Andrew Watts

Too, too shy-making

Joe Moran’s Shrinking Violets is packed with ironies about reticence

issue 17 September 2016

You might have thought that the last thing shy people need is a book about shyness: a large part of what makes us shy is our self-preoccupation and awareness of our own shyness. No social situation is more embarrassing — too, too shy-making — than someone pointing out we are shy: as if we didn’t know, as if that would help, as if, somehow, an increased consciousness of our self-consciousness would make us less self-conscious.

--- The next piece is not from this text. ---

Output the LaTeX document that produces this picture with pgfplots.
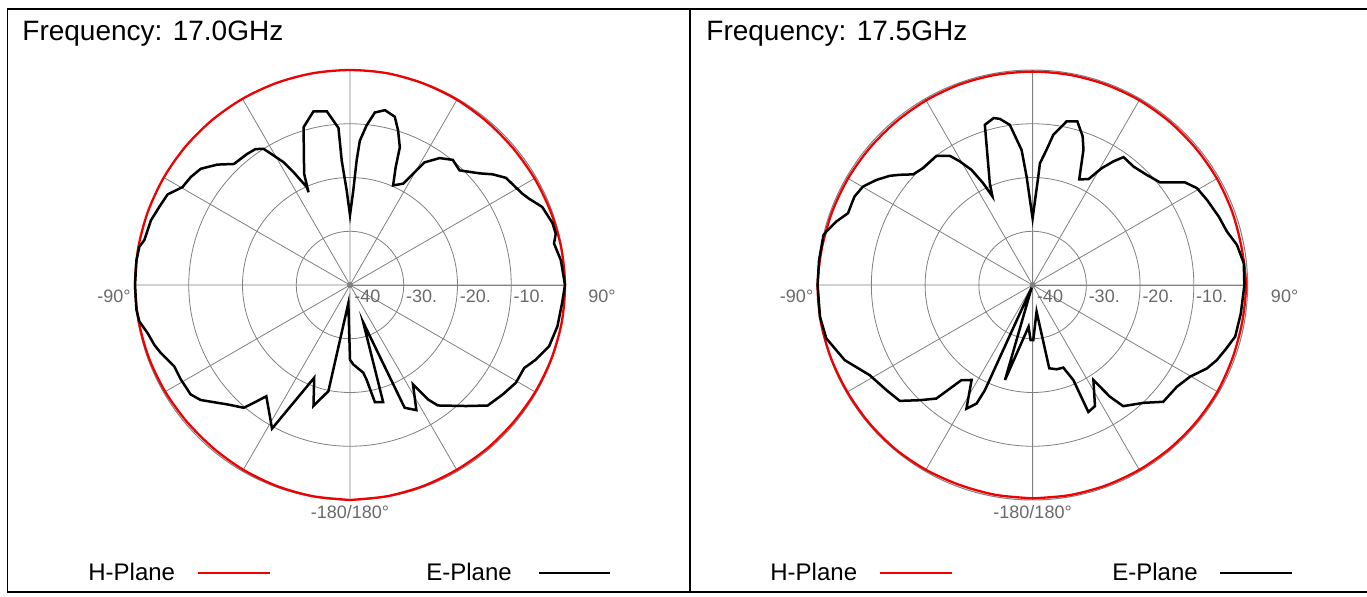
\documentclass[border=0pt]{standalone}
\usepackage{pgfplots}
\pgfplotsset{compat=1.18}
\usepgfplotslibrary{polar}
\usepackage{pgfplotstable}
\usepackage{fontspec}
\setmainfont{Liberation Sans}
\definecolor{gridgray}{RGB}{128,128,128}
\definecolor{labgray}{RGB}{105,105,105}
\definecolor{hred}{RGB}{240,0,0}

% theta (deg, clockwise from top), level (dB)
\pgfplotstableread{
t d
-180 -26.1
-174.8 -36.6
-168.5 -19.85
-163.2 -16.5
-158.9 -21.5
-151.5 -9.6
-143.05 -14.1
-141.3 -12.3
-139.15 -9.8
-134.2 -8.14
-127.6 -4.93
-124.5 -4.04
-119.2 -3.94
-114.8 -3.96
-109.8 -2.6
-107 -1.93
-103.4 -1.3
-99.8 -0.22
-96.6 0
-90 0
-83.4 0
-79.7 -0.17
-77.7 -0.83
-72.0 -1.06
-67.8 -1.65
-63.6 -2.1
-59.7 -3.9
-55.9 -4.2
-52.1 -4.8
-47.8 -6.65
-43.8 -8.8
-38.1 -9.0
-34.8 -9.2
-32.4 -10.0
-30.5 -12.05
-28.4 -14.04
-26.6 -16.5
-23.8 -20.1
-24.1 -21.1
-22.4 -17.6
-16.4 -9.4
-11.9 -7.0
-7.6 -7.4
-4.2 -10.7
-3.8 -16.8
-2.0 -22.4
0 -27.0
2.0 -22.4
3.05 -16.8
3.9 -13.1
5.9 -10.2
8.2 -7.57
11.3 -6.83
14.9 -7.6
17.3 -9.9
19.9 -12.76
21.2 -16.5
23.4 -19.8
27.7 -18.7
29.6 -16.2
31.3 -13.3
35.2 -11.1
39.4 -9.87
43.7 -10.5
49.2 -8.2
52.2 -6.4
55.5 -4.8
62.1 -3.7
64.3 -3.0
67.9 -1.4
73.0 -0.6
76.0 -0.55
78.5 -1.26
83.3 -0.5
90 0
94.9 -0.4
101.3 -0.65
107.1 -1.24
111.9 -2.75
115.5 -4.1
120.5 -4.17
125.7 -5.05
131.2 -5.96
136.2 -8.8
143.9 -12.26
145.7 -14.2
147.65 -18.1
152.05 -13.65
156.0 -15.0
160.5 -32.6
164.2 -17.35
168.0 -17.7
170.05 -22.1
171.4 -23.5
177.6 -25.2
180 -26.1
}\EA

\pgfplotstableread{
t d
-180 0
-170 -0.1
-160 -0.2
-150 -0.3
-140 -0.4
-130 -0.4
-120 -0.3
-110 -0.2
-100 -0.1
-90 0
-80 0
-70 0
-60 0
-50 0
-40 0
-30 0
-20 0
-10 0
0 0
10 0
20 -0.1
30 -0.2
40 -0.35
50 -0.4
60 -0.35
70 -0.25
80 -0.1
90 0
100 0
110 -0.1
120 -0.2
130 -0.3
140 -0.3
150 -0.3
160 -0.2
170 -0.1
180 0
}\HA

\pgfplotstableread{
t d
-180 -29.75
-177.9 -29.75
-174.5 -32.2
-163.8 -21.6
-160 -39.5
-155.6 -18.5
-154.7 -15.6
-151.85 -13.9
-147.3 -19.0
-143.2 -17.9
-139.7 -12.3
-135.6 -10.0
-131.1 -7.2
-125.7 -6.5
-118.95 -5.35
-111.8 -2.35
-104.5 -0.35
-98.5 0
-90 0
-83.4 0
-76.6 0
-75.5 -0.35
-72.1 -1.6
-68.75 -3.15
-66.2 -3.1
-63.6 -3.0
-59.9 -3.5
-56.1 -4.96
-52.6 -6.55
-50.3 -7.9
-47.2 -9.7
-43.1 -10.2
-36.7 -10.05
-32.65 -11.45
-30.5 -13.3
-27.95 -15.75
-25.9 -18.95
-24.4 -21.9
-22.8 -19.45
-16.6 -8.9
-13.1 -8.1
-11.15 -8.5
-8.1 -9.9
-4.66 -14.8
-3.17 -19.8
0 -27.6
3.0 -19.8
3.45 -17.3
5.9 -14.7
7.85 -11.8
11.75 -8.9
15.3 -8.45
18.6 -10.8
20.6 -13.1
23.8 -18.5
27.8 -17.75
30.6 -14.75
33.2 -12.5
35.4 -10.8
40.4 -11.05
46.0 -10.5
51.2 -9.55
56.1 -5.8
59.5 -4.5
63.95 -3.9
69.8 -3.1
74.6 -2.5
78.9 -1.25
84.1 -0.5
90 -0.6
91.4 -0.7
97.8 -0.9
104.3 -1.1
108.7 -2.2
112.2 -3.0
115.6 -4.05
120.2 -6.1
125.2 -7.15
131.8 -7.4
136.75 -9.9
143.2 -11.85
145.3 -14.7
147.4 -19.0
152.75 -14.65
156.3 -14.2
156.8 -20.75
159.6 -23.6
164.1 -23.7
168.7 -24.2
171.5 -35
179.3 -29.75
180 -29.75
}\EB

\pgfplotstableread{
t d
-180 -0.3
-170 -0.35
-160 -0.4
-150 -0.3
-140 -0.2
-130 -0.2
-120 -0.2
-110 -0.1
-100 0
-90 0
-80 -0.2
-70 -0.3
-60 -0.35
-50 -0.4
-40 -0.4
-30 -0.35
-20 -0.3
-10 -0.3
0 -0.3
10 -0.3
20 -0.3
30 -0.3
40 -0.35
50 -0.4
60 -0.4
70 -0.45
80 -0.5
90 -0.3
100 -0.4
110 -0.4
120 -0.3
130 -0.3
140 -0.3
150 -0.3
160 -0.3
170 -0.3
180 -0.3
}\HB

\pgfplotsset{
  mypolar/.style={
    width=215pt, height=215pt, scale only axis,
    ymin=0, ymax=40,
    xtick={0,30,...,330}, ytick={10,20,30},
    xticklabels={}, yticklabels={},
    grid=major,
    major grid style={draw=gridgray, line width=0.4pt},
    axis line style={draw=gridgray, line width=0.5pt},
    major tick length=0pt,
    clip=false,
    anchor=center,
  },
  hplane/.style={draw=hred, line width=1.15pt, no markers, smooth},
  eplane/.style={draw=black, line width=1.25pt, no markers},
}
\tikzset{rlab/.style={font=\fontsize{9}{10}\selectfont, text=labgray, inner sep=0pt}}

\newcommand{\polarlabels}{%
  \fill[gridgray] (axis cs:0,0) circle (1.4pt);
  \node[rlab, anchor=north west] at ([shift={(2pt,-2.2pt)}]axis cs:0,0) {-40};
  \node[rlab, anchor=north west] at ([shift={(1pt,-2.2pt)}]axis cs:0,10) {-30.};
  \node[rlab, anchor=north west] at ([shift={(1pt,-2.2pt)}]axis cs:0,20) {-20.};
  \node[rlab, anchor=north west] at ([shift={(1pt,-2.2pt)}]axis cs:0,30) {-10.};
  \node[rlab, anchor=north west] at ([shift={(11.5pt,-2.2pt)}]axis cs:0,40) {90°};
  \node[rlab, anchor=north east] at ([shift={(-2pt,-2.2pt)}]axis cs:180,40) {-90°};
  \node[rlab, anchor=north] at ([shift={(0pt,-2.5pt)}]axis cs:270,40) {-180/180°};
}

\begin{document}
\begin{tikzpicture}
\path[use as bounding box] (0,0) rectangle (683.5pt,298pt);

% frame
\draw[black, line width=0.9pt] (683.5pt,293.5pt) -- (3.75pt,293.5pt) -- (3.75pt,2pt) -- (683.5pt,2pt);
\draw[black, line width=0.9pt] (345pt,2pt) -- (345pt,293.5pt);

% titles
\node[anchor=west, inner sep=0pt, font=\fontsize{14}{16}\selectfont] at (11pt,281pt) {Frequency: 17.0GHz};
\node[anchor=west, inner sep=0pt, font=\fontsize{14}{16}\selectfont] at (353pt,281pt) {Frequency: 17.5GHz};

% legends
\node[anchor=west, inner sep=0pt, font=\fontsize{12}{14}\selectfont] at (44pt,12pt) {H-Plane};
\draw[hred, line width=1pt] (99pt,11.5pt) -- (135pt,11.5pt);
\node[anchor=west, inner sep=0pt, font=\fontsize{12}{14}\selectfont] at (213pt,12pt) {E-Plane};
\draw[black, line width=1pt] (269.5pt,11.5pt) -- (305pt,11.5pt);

\node[anchor=west, inner sep=0pt, font=\fontsize{12}{14}\selectfont] at (385pt,12pt) {H-Plane};
\draw[hred, line width=1pt] (440pt,11.5pt) -- (476pt,11.5pt);
\node[anchor=west, inner sep=0pt, font=\fontsize{12}{14}\selectfont] at (556pt,12pt) {E-Plane};
\draw[black, line width=1pt] (610pt,11.5pt) -- (646pt,11.5pt);

\begin{polaraxis}[mypolar, at={(175pt,155.5pt)}]
  \addplot[hplane] table[x expr={90-\thisrow{t}}, y expr={\thisrow{d}+40}] {\HA};
  \addplot[eplane] table[x expr={90-\thisrow{t}}, y expr={\thisrow{d}+40}] {\EA};
  \polarlabels
\end{polaraxis}

\begin{polaraxis}[mypolar, at={(516.3pt,155.5pt)}]
  \addplot[hplane] table[x expr={90-\thisrow{t}}, y expr={\thisrow{d}+40}] {\HB};
  \addplot[eplane] table[x expr={90-\thisrow{t}}, y expr={\thisrow{d}+40}] {\EB};
  \polarlabels
\end{polaraxis}
\end{tikzpicture}
\end{document}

Moreover, being away from home, I had to read this book in public — I removed the dust cover, of course, so no one could see what I was reading or be tempted to ask a question — in a succession of coffee shops. (I had to leave the first one when a stranger sat at an adjacent seat at the same table.) So far, so ideal reader: save for the fact that, having finished the book, I went to work, performing stand-up comedy to 300 people in a nightclub.

In fact, this sort of paradox is at the heart of Joe Moran’s A Field Guide to Shyness. If shyness were merely cowardice or passivity, there would have been no need for a book (a couple of lines about mute inglorious Miltons would pretty much cover it); and we would not have heard of any of the shy personalities whom he portrays in a series of lively portraits. We might have shy people who inherited vast wealth, and could indulge themselves like the fifth Duke of Portland, who had 600 Irish navvies build a 15-mile maze of tunnels under his house so he never had to meet another soul, and is possibly the least interesting person in the book. (Shyness is all very well, but there’s no need to be a show-off about it.) But we would not have L.S.